Voici quelques extraits de cette fameuse interview donnée au Monde 2 en 2005 :
"Qu'entendez-vous par la nécessité de développer une "pensée du tremblement", à laquelle vous consacrez votre prochain livre ? Selon vous, seule une telle pensée permet de comprendre et de vivre dans notre monde chaotique et cosmopolite ?
Edouard Glissant : Nous vivons dans un bouleversement perpétuel où les civilisations s'entrecroisent, des pans entiers de culture basculent et s'entremêlent, où ceux qui s'effraient du métissage deviennent des extrémistes. C'est ce que j'appelle le "chaos-monde". On ne peut pas diriger le moment d'avant, pour atteindre le moment d'après. Les certitudes du rationalisme n'opèrent plus, la pensée dialectique a échoué, le pragmatisme ne suffit plus, les vieilles pensées de systèmes ne peuvent comprendre le chaos-monde.
Pourriez-vous donner une définition de la "créolisation" ?

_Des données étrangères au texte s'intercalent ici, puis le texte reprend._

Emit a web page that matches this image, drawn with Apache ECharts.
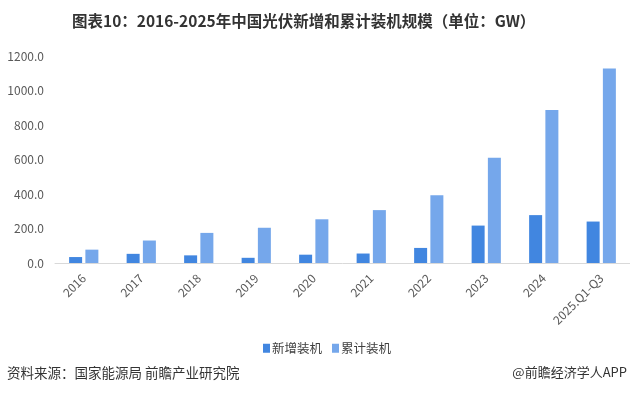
<!DOCTYPE html>
<html><head><meta charset="utf-8">
<script src="https://cdn.jsdelivr.net/npm/echarts@6/dist/echarts.min.js"></script>
<style>html,body{margin:0;padding:0;background:#fff}#c{width:630px;height:395px}</style>
</head><body><div id="c"></div>
<script>
const categories = ['2016','2017','2018','2019','2020','2021','2022','2023','2024','2025.Q1-Q3'];
const newInstall = [34.5, 53.1, 44.3, 30.1, 48.2, 54.9, 87.4, 216.9, 277.6, 240.3];
const cumInstall = [77.4, 130.3, 174.5, 204.3, 253.4, 306.6, 392.6, 609.5, 886.7, 1127.0];
const seriesNames = ['新增装机', '累计装机'];
const titleText = '图表10：2016-2025年中国光伏新增和累计装机规模（单位：GW）';
const sourceText = '资料来源：国家能源局 前瞻产业研究院';
const creditText = '@前瞻经济学人APP';

const font = '"Microsoft YaHei","Noto Sans CJK SC",sans-serif';
const chart = echarts.init(document.getElementById('c'));
chart.setOption({
  animation: false,
  textStyle: { fontFamily: font },
  title: {
    text: titleText, left: 67, top: 8,
    textStyle: { fontSize: 15.5, fontWeight: 'bold', color: '#333', fontFamily: font }
  },
  legend: {
    data: seriesNames, top: 337, left: 258,
    icon: 'rect', itemWidth: 7, itemHeight: 9, itemGap: 10,
    textStyle: { fontSize: 12.5, color: '#404040', fontFamily: font, padding: [0, 0, 0, -3] }
  },
  grid: { left: 55, right: -4, top: 56, bottom: 132, containLabel: false },
  xAxis: {
    type: 'category', data: categories,
    axisLine: { lineStyle: { color: '#d9d9d9', width: 1 } },
    axisTick: { show: false },
    axisLabel: { rotate: 45, color: '#595959', fontSize: 12, interval: 0, margin: 13 }
  },
  yAxis: {
    type: 'value', min: 0, max: 1200, interval: 200,
    axisLine: { show: false }, axisTick: { show: false },
    splitLine: { show: false },
    axisLabel: { color: '#595959', fontSize: 12, margin: 11, formatter: v => v.toFixed(1) }
  },
  series: [
    { name: seriesNames[0], type: 'bar', data: newInstall, barWidth: 13, barGap: '25%',
      itemStyle: { color: '#4186E0' } },
    { name: seriesNames[1], type: 'bar', data: cumInstall, barWidth: 13,
      itemStyle: { color: '#75A7EB' } }
  ],
  graphic: [
    { type: 'text', left: 7, top: 366, style: { text: sourceText, fontSize: 13.5, fill: '#333', fontFamily: font } },
    { type: 'text', right: 3, top: 366, style: { text: creditText, fontSize: 13, fill: '#333', fontFamily: font } }
  ]
});
</script></body></html>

La créolisation, c'est un métissage d'arts, ou de langages qui produit de l'inattendu. C'est une façon de se transformer de façon continue sans se perdre. C'est un espace où la dispersion permet de se rassembler, où les chocs de culture, la disharmonie, le désordre, l'interférence deviennent créateurs. C'est la création d'une culture ouverte et inextricable, qui bouscule l'uniformisation par les grandes centrales médiatiques et artistiques. Elle se fait dans tous les domaines, musiques, arts plastiques, littérature, cinéma, cuisine, à une allure vertigineuse…
Selon vous, l'Europe se créolise. Vous n'allez pas faire plaisir au courant souverainiste français…

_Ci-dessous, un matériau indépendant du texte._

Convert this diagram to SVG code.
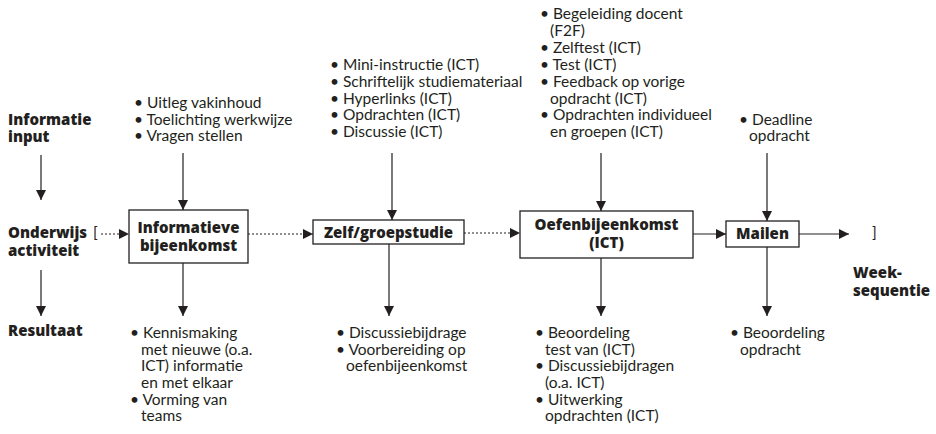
<svg xmlns="http://www.w3.org/2000/svg" width="936" height="434" viewBox="0 0 936 434">
<defs>
<style>
text{font-family:Lato,"Open Sans","Liberation Sans",sans-serif;font-size:15.5px;fill:#231f20}
.b{font-family:"Open Sans","Noto Sans","Liberation Sans",sans-serif;font-weight:800;font-size:15px}
.ln{stroke:#231f20;stroke-width:1.2;fill:none}
.dt{stroke:#231f20;stroke-width:1;stroke-dasharray:2,2;fill:none}
.box{fill:#fff;stroke:#231f20;stroke-width:1.3}
</style>
<marker id="ah" viewBox="0 0 10 10" refX="10" refY="5" markerWidth="10" markerHeight="10" markerUnits="userSpaceOnUse" orient="auto">
<path d="M0,0 L10,5 L0,10 z" fill="#231f20"/>
</marker>
</defs>
<rect width="936" height="434" fill="#fff"/>
<g id="labels">
<text class="b" x="8" y="125">Informatie</text>
<text class="b" x="8" y="142">input</text>
<text class="b" x="8" y="238">Onderwijs</text>
<text x="93" y="238">[</text>
<text class="b" x="8" y="256">activiteit</text>
<text class="b" x="8" y="336">Resultaat</text>
<text x="872" y="238">]</text>
<text class="b" x="853" y="278">Week-</text>
<text class="b" x="853" y="296">sequentie</text>
</g>
<g id="connectors">
<line class="ln" x1="41" y1="155" x2="41" y2="200" marker-end="url(#ah)"/>
<line class="ln" x1="41" y1="270" x2="41" y2="316" marker-end="url(#ah)"/>
<line class="ln" x1="183" y1="153" x2="183" y2="210" marker-end="url(#ah)"/>
<line class="ln" x1="183" y1="263" x2="183" y2="316" marker-end="url(#ah)"/>
<line class="ln" x1="392" y1="153" x2="392" y2="220" marker-end="url(#ah)"/>
<line class="ln" x1="389" y1="244" x2="389" y2="316" marker-end="url(#ah)"/>
<line class="ln" x1="601" y1="153" x2="601" y2="211" marker-end="url(#ah)"/>
<line class="ln" x1="601" y1="258" x2="601" y2="316" marker-end="url(#ah)"/>
<line class="ln" x1="767" y1="153" x2="767" y2="221" marker-end="url(#ah)"/>
<line class="ln" x1="767" y1="247" x2="767" y2="316" marker-end="url(#ah)"/>
<line class="dt" x1="101" y1="234" x2="129" y2="234" marker-end="url(#ah)"/>
<line class="dt" x1="248" y1="234" x2="313" y2="234" marker-end="url(#ah)"/>
<line class="dt" x1="464" y1="233" x2="520" y2="233" marker-end="url(#ah)"/>
<line class="ln" x1="693" y1="234" x2="726" y2="234" marker-end="url(#ah)"/>
<line class="ln" x1="799" y1="234" x2="849" y2="234" marker-end="url(#ah)"/>
</g>
<g id="informatieve">
<rect class="box" x="129" y="210" width="119" height="53"/>
<text class="b" x="188.5" y="233" text-anchor="middle">Informatieve</text>
<text class="b" x="188.5" y="251" text-anchor="middle">bijeenkomst</text>
</g>
<g id="zelfstudie">
<rect class="box" x="313" y="220" width="151" height="24"/>
<text class="b" x="388.5" y="238" text-anchor="middle">Zelf/groepstudie</text>
</g>
<g id="oefen">
<rect class="box" x="520" y="211" width="173" height="47"/>
<text class="b" x="606.5" y="230" text-anchor="middle">Oefenbijeenkomst</text>
<text class="b" x="606.5" y="248" text-anchor="middle">(ICT)</text>
</g>
<g id="mailen">
<rect class="box" x="726" y="221" width="73" height="26"/>
<text class="b" x="762.5" y="239" text-anchor="middle">Mailen</text>
</g>
<g id="input1">
<text x="134" y="108">• Uitleg vakinhoud</text>
<text x="134" y="125">• Toelichting werkwijze</text>
<text x="134" y="141">• Vragen stellen</text>
</g>
<g id="input2">
<text x="330" y="70">• Mini-instructie (ICT)</text>
<text x="330" y="87">• Schriftelijk studiemateriaal</text>
<text x="330" y="104">• Hyperlinks (ICT)</text>
<text x="330" y="120">• Opdrachten (ICT)</text>
<text x="330" y="137">• Discussie (ICT)</text>
</g>
<g id="input3">
<text x="540" y="19">• Begeleiding docent</text>
<text x="550" y="36">(F2F)</text>
<text x="540" y="53">• Zelftest (ICT)</text>
<text x="540" y="70">• Test (ICT)</text>
<text x="540" y="87">• Feedback  op vorige</text>
<text x="550" y="104">opdracht (ICT)</text>
<text x="540" y="120">• Opdrachten individueel</text>
<text x="550" y="137">en groepen (ICT)</text>
</g>
<g id="input4">
<text x="739" y="125">• Deadline</text>
<text x="749" y="141">opdracht</text>
</g>
<g id="result1">
<text x="130" y="338">• Kennismaking</text>
<text x="141" y="355">met nieuwe (o.a.</text>
<text x="141" y="371">ICT) informatie</text>
<text x="141" y="388">en met elkaar</text>
<text x="130" y="405">• Vorming van</text>
<text x="141" y="421">teams</text>
</g>
<g id="result2">
<text x="336" y="338">• Discussiebijdrage</text>
<text x="336" y="355">• Voorbereiding op</text>
<text x="346" y="371">oefenbijeenkomst</text>
</g>
<g id="result3">
<text x="535" y="338">• Beoordeling</text>
<text x="545" y="355">test van (ICT)</text>
<text x="535" y="371">• Discussiebijdragen</text>
<text x="545" y="388">(o.a. ICT)</text>
<text x="535" y="405">• Uitwerking</text>
<text x="545" y="421">opdrachten (ICT)</text>
</g>
<g id="result4">
<text x="730" y="338">• Beoordeling</text>
<text x="740" y="355">opdracht</text>
</g>
</svg>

Oui, l'Europe se créolise. Elle devient un archipel. Elle possède plusieurs langues et littératures très riches, qui s'influencent et s'interpénètrent, tous les étudiants les apprennent, en possèdent plusieurs, et pas seulement l'anglais. Et puis l'Europe abrite plusieurs sortes d'îles régionales, de plus en plus vivantes, de plus en plus présentes au monde, comme l'île catalane, ou basque, ou même bretonne. Sans compter la présence de populations venues d'Afrique, du Maghreb, des Caraïbes, chacune riche de cultures centenaires ou millénaires, certaines se refermant sur elles-mêmes, d'autre se créolisant à toute allure comme les jeunes Beurs des banlieues ou les Antillais. Cette présence d'espaces insulaires dans un archipel qui serait l'Europe rend les notions de frontières intra-européennes de plus en plus floues.

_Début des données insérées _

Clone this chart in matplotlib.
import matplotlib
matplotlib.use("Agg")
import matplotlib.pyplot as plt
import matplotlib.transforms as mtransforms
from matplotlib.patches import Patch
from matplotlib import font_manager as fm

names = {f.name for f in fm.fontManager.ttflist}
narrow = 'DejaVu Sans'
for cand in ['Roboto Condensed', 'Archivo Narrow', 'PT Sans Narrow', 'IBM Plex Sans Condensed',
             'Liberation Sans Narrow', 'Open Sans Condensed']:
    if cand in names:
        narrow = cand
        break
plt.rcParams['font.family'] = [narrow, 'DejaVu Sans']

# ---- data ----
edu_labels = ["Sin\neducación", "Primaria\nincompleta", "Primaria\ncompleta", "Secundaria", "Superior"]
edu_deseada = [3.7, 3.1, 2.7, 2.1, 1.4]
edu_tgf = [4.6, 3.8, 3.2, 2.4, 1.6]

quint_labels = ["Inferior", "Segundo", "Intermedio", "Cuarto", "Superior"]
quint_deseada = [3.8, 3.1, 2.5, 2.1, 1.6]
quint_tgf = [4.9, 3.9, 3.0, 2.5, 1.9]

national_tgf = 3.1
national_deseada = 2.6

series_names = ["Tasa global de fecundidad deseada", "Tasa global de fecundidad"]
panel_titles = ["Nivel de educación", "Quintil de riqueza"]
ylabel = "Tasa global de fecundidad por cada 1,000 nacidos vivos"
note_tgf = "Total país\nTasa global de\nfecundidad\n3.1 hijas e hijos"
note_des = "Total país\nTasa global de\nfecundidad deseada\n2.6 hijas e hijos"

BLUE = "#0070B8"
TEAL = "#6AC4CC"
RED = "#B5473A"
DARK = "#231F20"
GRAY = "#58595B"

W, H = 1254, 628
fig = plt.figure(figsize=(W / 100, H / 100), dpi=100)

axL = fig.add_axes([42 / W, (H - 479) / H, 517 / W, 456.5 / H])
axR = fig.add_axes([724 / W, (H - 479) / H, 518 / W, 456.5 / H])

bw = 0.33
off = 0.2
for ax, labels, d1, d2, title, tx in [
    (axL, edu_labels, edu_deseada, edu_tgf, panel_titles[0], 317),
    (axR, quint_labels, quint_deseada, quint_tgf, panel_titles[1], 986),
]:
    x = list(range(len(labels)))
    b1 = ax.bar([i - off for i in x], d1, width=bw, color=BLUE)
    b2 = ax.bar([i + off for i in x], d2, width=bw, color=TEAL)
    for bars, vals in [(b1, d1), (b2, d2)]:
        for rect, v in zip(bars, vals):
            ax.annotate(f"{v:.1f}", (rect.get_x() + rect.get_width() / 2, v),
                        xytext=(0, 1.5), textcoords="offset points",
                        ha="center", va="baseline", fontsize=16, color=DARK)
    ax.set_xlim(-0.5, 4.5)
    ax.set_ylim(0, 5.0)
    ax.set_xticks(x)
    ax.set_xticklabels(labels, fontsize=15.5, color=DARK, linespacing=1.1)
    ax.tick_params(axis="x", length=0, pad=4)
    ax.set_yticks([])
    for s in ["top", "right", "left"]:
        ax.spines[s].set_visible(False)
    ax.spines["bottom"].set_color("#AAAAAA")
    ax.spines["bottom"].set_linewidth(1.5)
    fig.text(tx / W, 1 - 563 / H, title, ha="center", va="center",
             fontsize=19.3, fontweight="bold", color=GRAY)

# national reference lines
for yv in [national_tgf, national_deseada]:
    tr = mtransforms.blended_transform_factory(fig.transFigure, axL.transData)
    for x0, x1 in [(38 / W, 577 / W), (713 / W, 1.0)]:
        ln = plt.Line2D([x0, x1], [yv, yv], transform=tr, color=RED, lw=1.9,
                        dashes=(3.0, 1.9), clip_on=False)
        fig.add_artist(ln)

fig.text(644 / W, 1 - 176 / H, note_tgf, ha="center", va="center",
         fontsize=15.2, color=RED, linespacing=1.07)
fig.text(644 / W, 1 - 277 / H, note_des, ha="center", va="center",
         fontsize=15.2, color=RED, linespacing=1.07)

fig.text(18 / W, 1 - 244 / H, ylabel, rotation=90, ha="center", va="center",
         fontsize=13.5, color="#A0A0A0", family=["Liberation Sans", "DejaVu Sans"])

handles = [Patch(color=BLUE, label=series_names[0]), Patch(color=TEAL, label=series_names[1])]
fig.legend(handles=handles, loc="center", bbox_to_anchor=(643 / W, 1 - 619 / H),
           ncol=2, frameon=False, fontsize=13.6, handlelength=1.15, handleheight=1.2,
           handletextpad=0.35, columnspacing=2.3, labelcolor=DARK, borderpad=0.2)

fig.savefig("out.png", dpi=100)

La notion d'identité nationale, ou ethnique, ou tribale devient beaucoup plus difficile dans un monde-archipel. Il faudrait mieux, selon vous, s'ouvrir et se forger ce que vous appelez dans votre essai Poétique de la relation : une Identité-relation ?
Les identités fixes deviennent préjudiciables à la sensibilité de l'homme contemporain engagé dans un monde-chaos et vivant dans des sociétés créolisées. L'Identité-relation, ou l'"identité-rhizome" comme l'appelait Gilles Deleuze, semble plus adaptée à la situation. C'est difficile à admettre, cela nous remplit de craintes de remettre en cause l'unité de notre identité, le noyau dur et sans faille de notre personne, une identité refermée sur elle-même, craignant l'étrangeté, associée à une langue, une nation, une religion, parfois une ethnie, une race, une tribu, un clan, une entité bien définie à laquelle on s'identifie. Mais nous devons changer notre point de vue sur les identités, comme sur notre relation à l'autre.
Nous devons construire une personnalité instable, mouvante, créatrice, fragile, au carrefour de soi et des autres. Une Identité-relation. C'est une expérience très intéressante, car on se croit généralement autorisé à parler à l'autre du point de vue d'une identité fixe. Bien définie. Pure. Atavique. Maintenant, c'est impossible, même pour les anciens colonisés qui tentent de se raccrocher à leur passé ou leur ethnie. Et cela nous remplit de craintes et de tremblements de parler sans certitude, mais nous enrichit considérablement."